AMM vs. Orderbook
An overview of capital efficiency within Interest-Rate Derivative and Cash-Flow Markets
Last updated
An overview of capital efficiency within Interest-Rate Derivative and Cash-Flow Markets
Last updated
AMM's have insofar proven to be the effective mechanism for bootstrapping liquidity, however the efficacy and capital efficiency of AMM's within derivative markets has proven to be questionable at best.
Without the ability to adjust quoted prices with regard to standard derivative pricing variables, liquidity providers are exposed to significant risk and constantly give up an edge to the market. (As seen in LP returns)
Swivel instead attempts to bootstrap liquidity by providing the same token incentives present on most AMM's, but with the enhanced capital efficiency and flexibility that an orderbook can provide for all market participants.
In my previous article, “So… Why an Orderbook?” I walked through the reasoning behind our decision to implement an orderbook for interest-rates and cash-flow tokens.
As a quick TL;DR, the primary benefits are:
Increased general capital efficiency (similar to spot markets)
The ability for LPs to manage inventory with respect to:
Underlying rates
Time-decay (Theta)
Sensitivity to rate variance (Delta)
Underlying rate volatility (Vega)
Combined Principal Token and Yield Token liquidity pools (+100% capital efficiency)
Free limit orders + order cancellation
If then attempting to address Swivel's market with an AMM, one would need both a time-appreciating AMM for zero-coupon tokens (similar to Element), and a time-depreciating AMM for interest-coupons (similar to Pendle).
With Swivel's flexible orderbook, these separate AMM's are not necessary as a user can enter the marketplace with an underlying currency (USDC, ETC, BTC, etc.,), or alternatively with either zero-coupon tokens or money-market notional (interest-coupons) when exiting positions.
As a result Swivel's users benefit from the generalized efficiencies provided by an orderbook, and the further ~2x enhanced capital efficiency when compared to two separate AMM's.

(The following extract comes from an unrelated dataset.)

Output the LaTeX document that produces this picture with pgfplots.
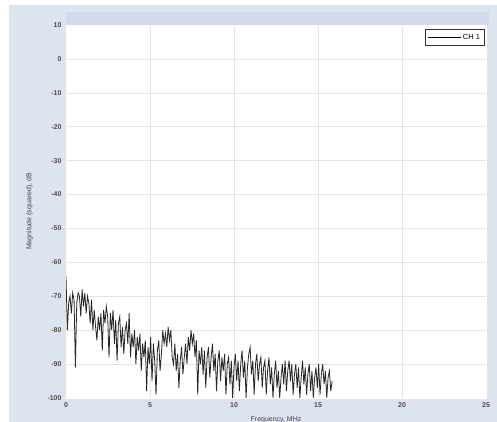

Swivel’s issuance of interest-coupons, termed Notional Tokens (nTokens), is optimized in two ways:
nTokens include interest-generation and tracking functionality within their transfer function which:
Reduces the deposit overhead present in designs which require increasing deposits over time
Reduces complexity in nToken pricing
Allows interest to be redeemed at any time
Swivel atomically mints tokens as orders are filled which reduces the number of transactions necessary for most use cases.